Let me be clear - I don't believe in a literal interpretation of the Bible.  It has passed through too many human hands to be the direct and perfect Word of God.  I don't even necessarily believe in the literal resurrection of Jesus.  I believe SOMETHING happened that day - something very powerful and world-changing.  Otherwise, we certainly wouldn't have Christianity at all.  But I am not sure it was a physical resurrection.  I do believe God sends us messengers from time to time, messengers with powerful, world-changing teachings (and that we as a species tend to kill them).  I do believe that Jesus came to show us the way to everlasting life. 

So anyway, theological debates aside, I love going to church on Easter Sunday.  I woke up yesterday morning and got Lucy dressed in her cute little Easter dress.  I got dressed up.  Then I thought "Now what?".  So I went to the computer and I discovered an Episcopal Church less than 2 miles from my house with Easter services at 10:30.  I loaded Lucy in the car (it was now 10:40) and drove to church.  It was PACKED!  I mean just jammed full of people.  We were squeezed into the back row of the pews reserved for the choir.  I loved this church right off.  There were so many different ethnicities.  There were the old white ladies of my childhood church experience in their white gloves and tailored suits. There were African families with the men in sober suits and women in bright dresses and outrageously festive hats.  There were hispanics and asians and everyone in between.  A beautiful global tapestry, immediately apprarent.  The churches I have attened in the past have been rather uniform in terms of race, so this was a breath of fresh air.  The choir was FANTASTIC.  I am thinking of joining the church just to sing in the choir. 

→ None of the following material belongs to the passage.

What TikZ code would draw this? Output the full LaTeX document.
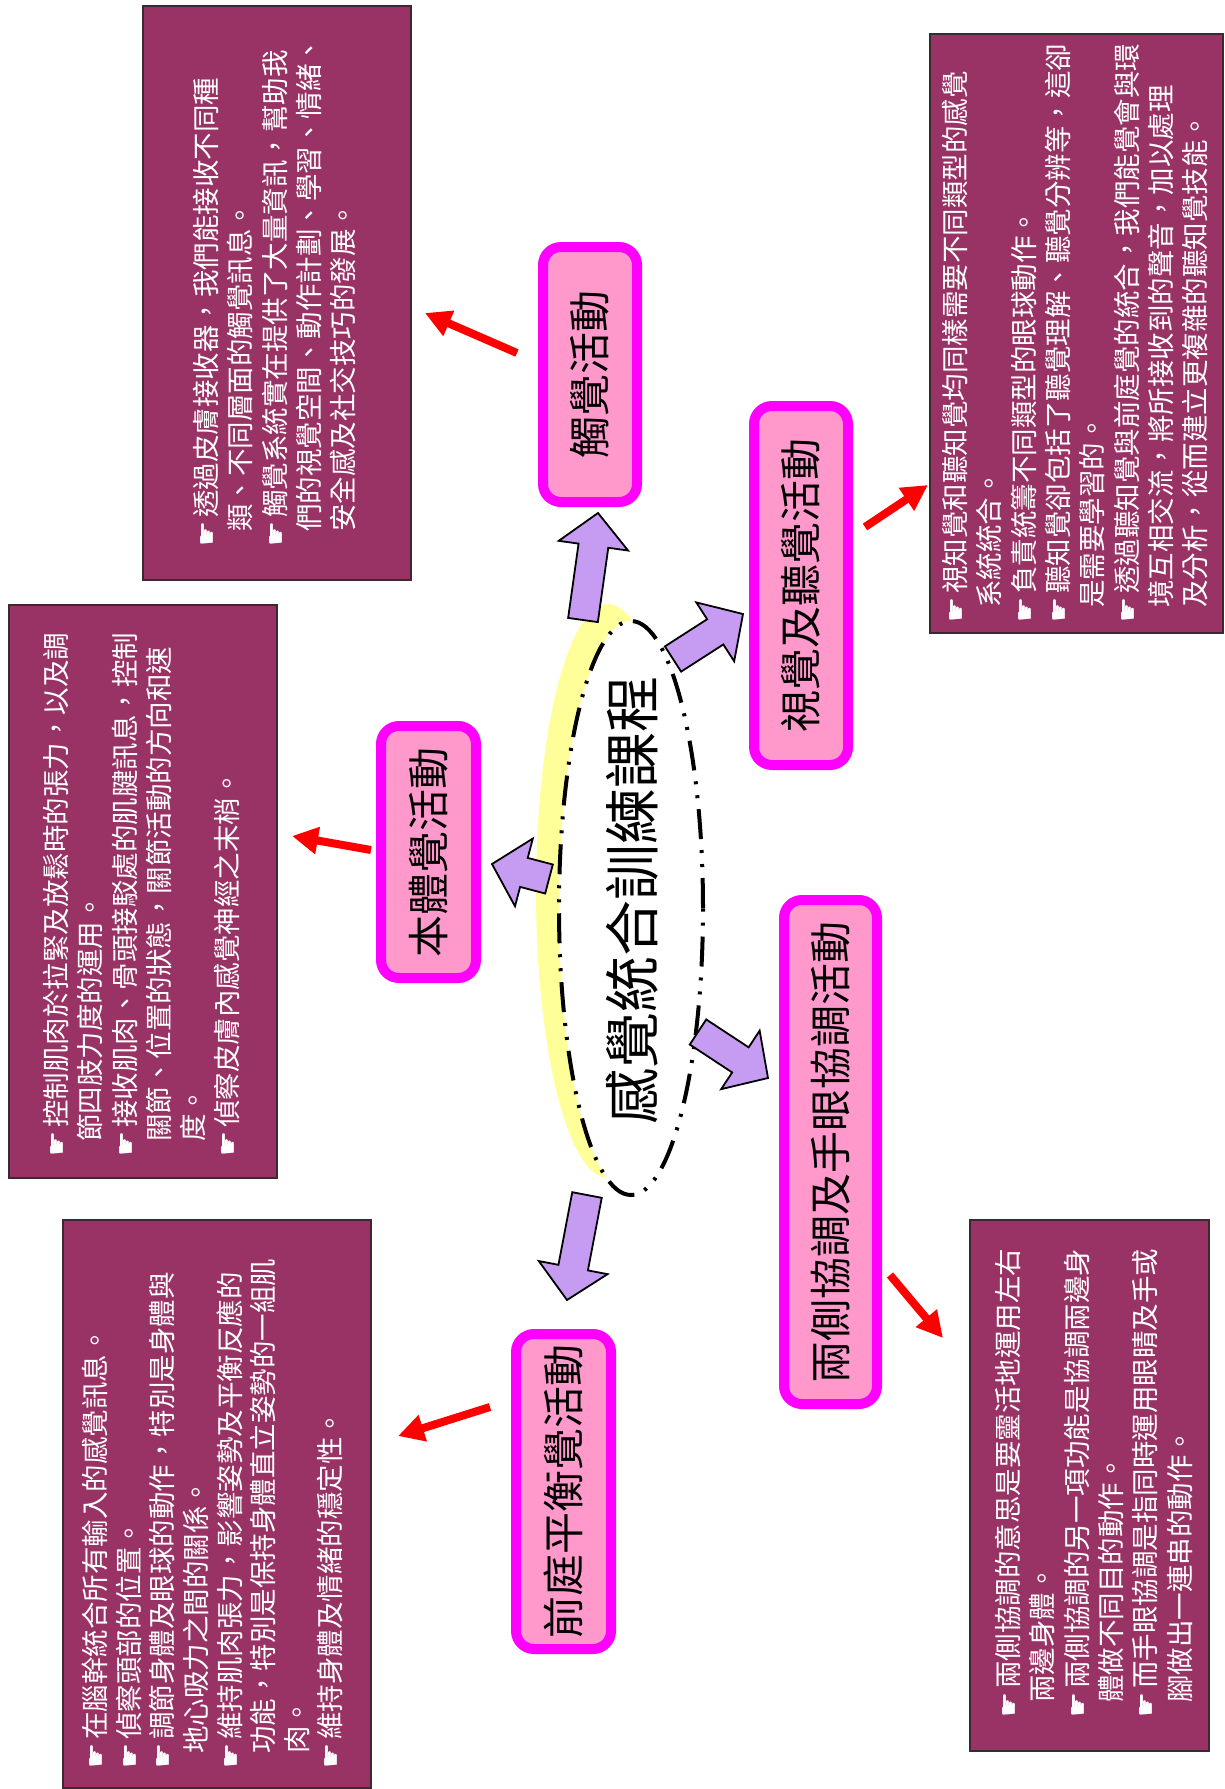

Regardless of my particular reservations about organized religion, it was so nice to sit among strangers and feel accepted, part of a community.  THIS is what I miss about being a member of a church.  Community.  People cooed at Lucy, smiled at me, shook my hand, shared their hymnals with me.  It was, in a word, nice.  We said the familiar words, sang the familiar songs, recited the familiar prayers, took Communion.  The choir brought me to tears with their music.  I felt my heart lift with joy when we sang together "and I will raise them up, and I will raise them up, and I will raise them up on the last day", with hands raised in celebration.  I felt a swell of love and gratitude when the priest placed his hand on Lucy at communion and said "My the Lord bless you and keep you always".  This is the bright, beautiful side of religion that I love.  So for today, I could forget my reservations and sing a glad song.